"""
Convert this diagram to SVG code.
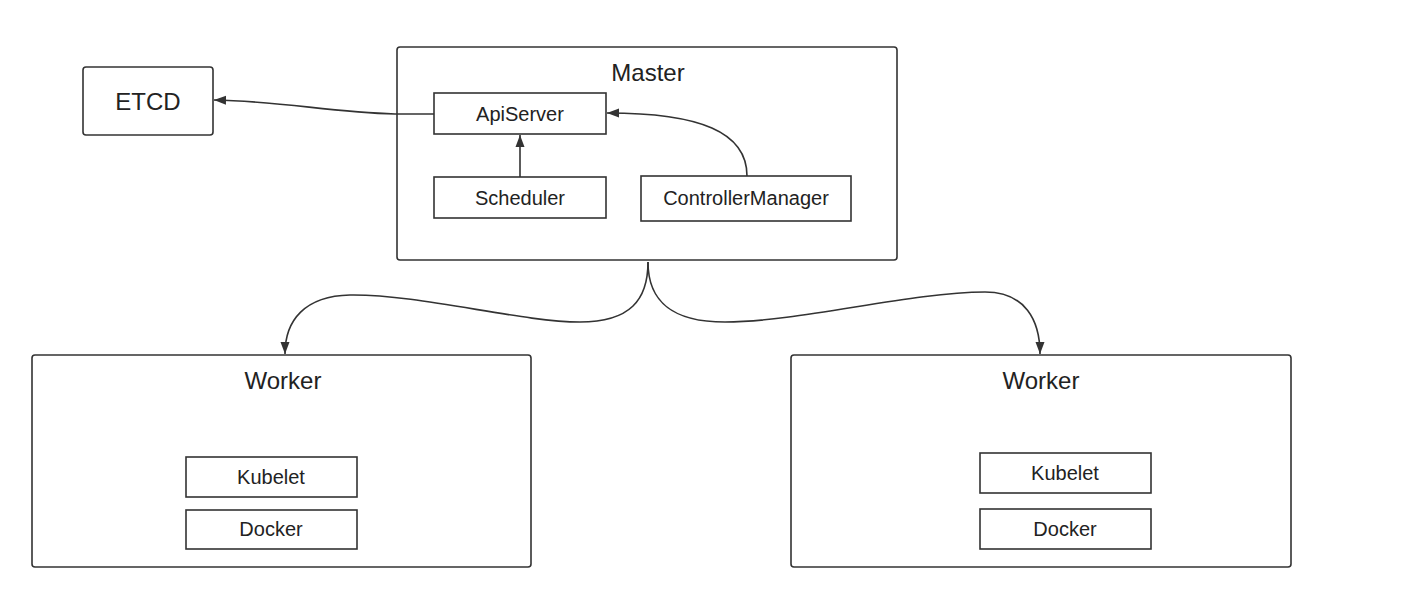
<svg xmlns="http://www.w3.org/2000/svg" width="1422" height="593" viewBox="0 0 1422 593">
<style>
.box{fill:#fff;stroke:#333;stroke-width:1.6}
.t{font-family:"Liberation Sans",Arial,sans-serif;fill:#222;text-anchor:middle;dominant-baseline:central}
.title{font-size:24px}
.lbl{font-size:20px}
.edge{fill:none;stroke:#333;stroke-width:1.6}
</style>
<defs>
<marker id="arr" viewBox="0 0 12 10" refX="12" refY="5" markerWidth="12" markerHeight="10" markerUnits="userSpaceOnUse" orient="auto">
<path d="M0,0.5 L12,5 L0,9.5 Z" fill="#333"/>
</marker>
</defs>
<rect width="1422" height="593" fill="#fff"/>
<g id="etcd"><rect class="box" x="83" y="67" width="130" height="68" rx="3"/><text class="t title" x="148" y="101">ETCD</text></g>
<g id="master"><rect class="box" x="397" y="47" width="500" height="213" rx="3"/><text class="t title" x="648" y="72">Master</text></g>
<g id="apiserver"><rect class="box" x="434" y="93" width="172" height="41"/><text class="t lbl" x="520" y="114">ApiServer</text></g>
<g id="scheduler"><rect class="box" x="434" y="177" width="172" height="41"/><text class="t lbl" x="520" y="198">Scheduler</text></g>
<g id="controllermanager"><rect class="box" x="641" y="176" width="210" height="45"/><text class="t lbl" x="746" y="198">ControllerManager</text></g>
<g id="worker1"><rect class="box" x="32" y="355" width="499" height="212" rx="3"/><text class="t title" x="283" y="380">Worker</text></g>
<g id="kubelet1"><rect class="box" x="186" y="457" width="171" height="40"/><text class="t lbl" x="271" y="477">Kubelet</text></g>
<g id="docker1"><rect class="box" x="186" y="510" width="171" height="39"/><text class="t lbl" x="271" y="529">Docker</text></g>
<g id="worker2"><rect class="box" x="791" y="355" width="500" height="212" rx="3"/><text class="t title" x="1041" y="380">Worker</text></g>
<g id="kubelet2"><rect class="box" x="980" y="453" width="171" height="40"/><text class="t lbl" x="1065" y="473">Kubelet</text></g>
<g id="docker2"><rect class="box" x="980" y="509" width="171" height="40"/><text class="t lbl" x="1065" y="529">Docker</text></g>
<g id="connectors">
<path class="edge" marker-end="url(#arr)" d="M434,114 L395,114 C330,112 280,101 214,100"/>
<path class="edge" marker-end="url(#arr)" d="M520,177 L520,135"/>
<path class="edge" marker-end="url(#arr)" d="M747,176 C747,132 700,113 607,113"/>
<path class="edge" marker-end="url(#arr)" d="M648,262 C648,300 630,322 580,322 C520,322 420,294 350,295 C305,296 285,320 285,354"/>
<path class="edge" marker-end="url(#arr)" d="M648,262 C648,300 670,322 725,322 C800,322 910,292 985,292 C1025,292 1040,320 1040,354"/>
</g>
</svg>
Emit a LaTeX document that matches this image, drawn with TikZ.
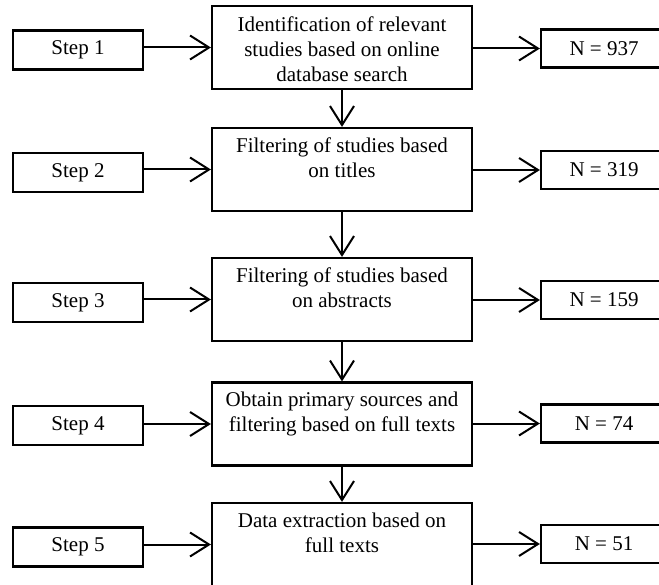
"""
PROBLEM DETAILS
Your copy should hold every record word for word and none of the pictures.

FULL ANSWER
Convert this diagram to SVG code.
<svg xmlns="http://www.w3.org/2000/svg" width="1422" height="593" viewBox="0 0 1422 593">
<style>
.box{fill:#fff;stroke:#333;stroke-width:1.6}
.t{font-family:"Liberation Sans",Arial,sans-serif;fill:#222;text-anchor:middle;dominant-baseline:central}
.title{font-size:24px}
.lbl{font-size:20px}
.edge{fill:none;stroke:#333;stroke-width:1.6}
</style>
<defs>
<marker id="arr" viewBox="0 0 12 10" refX="12" refY="5" markerWidth="12" markerHeight="10" markerUnits="userSpaceOnUse" orient="auto">
<path d="M0,0.5 L12,5 L0,9.5 Z" fill="#333"/>
</marker>
</defs>
<rect width="1422" height="593" fill="#fff"/>
<g id="etcd"><rect class="box" x="83" y="67" width="130" height="68" rx="3"/><text class="t title" x="148" y="101">ETCD</text></g>
<g id="master"><rect class="box" x="397" y="47" width="500" height="213" rx="3"/><text class="t title" x="648" y="72">Master</text></g>
<g id="apiserver"><rect class="box" x="434" y="93" width="172" height="41"/><text class="t lbl" x="520" y="114">ApiServer</text></g>
<g id="scheduler"><rect class="box" x="434" y="177" width="172" height="41"/><text class="t lbl" x="520" y="198">Scheduler</text></g>
<g id="controllermanager"><rect class="box" x="641" y="176" width="210" height="45"/><text class="t lbl" x="746" y="198">ControllerManager</text></g>
<g id="worker1"><rect class="box" x="32" y="355" width="499" height="212" rx="3"/><text class="t title" x="283" y="380">Worker</text></g>
<g id="kubelet1"><rect class="box" x="186" y="457" width="171" height="40"/><text class="t lbl" x="271" y="477">Kubelet</text></g>
<g id="docker1"><rect class="box" x="186" y="510" width="171" height="39"/><text class="t lbl" x="271" y="529">Docker</text></g>
<g id="worker2"><rect class="box" x="791" y="355" width="500" height="212" rx="3"/><text class="t title" x="1041" y="380">Worker</text></g>
<g id="kubelet2"><rect class="box" x="980" y="453" width="171" height="40"/><text class="t lbl" x="1065" y="473">Kubelet</text></g>
<g id="docker2"><rect class="box" x="980" y="509" width="171" height="40"/><text class="t lbl" x="1065" y="529">Docker</text></g>
<g id="connectors">
<path class="edge" marker-end="url(#arr)" d="M434,114 L395,114 C330,112 280,101 214,100"/>
<path class="edge" marker-end="url(#arr)" d="M520,177 L520,135"/>
<path class="edge" marker-end="url(#arr)" d="M747,176 C747,132 700,113 607,113"/>
<path class="edge" marker-end="url(#arr)" d="M648,262 C648,300 630,322 580,322 C520,322 420,294 350,295 C305,296 285,320 285,354"/>
<path class="edge" marker-end="url(#arr)" d="M648,262 C648,300 670,322 725,322 C800,322 910,292 985,292 C1025,292 1040,320 1040,354"/>
</g>
</svg>
Emit a LaTeX document that matches this image, drawn with TikZ.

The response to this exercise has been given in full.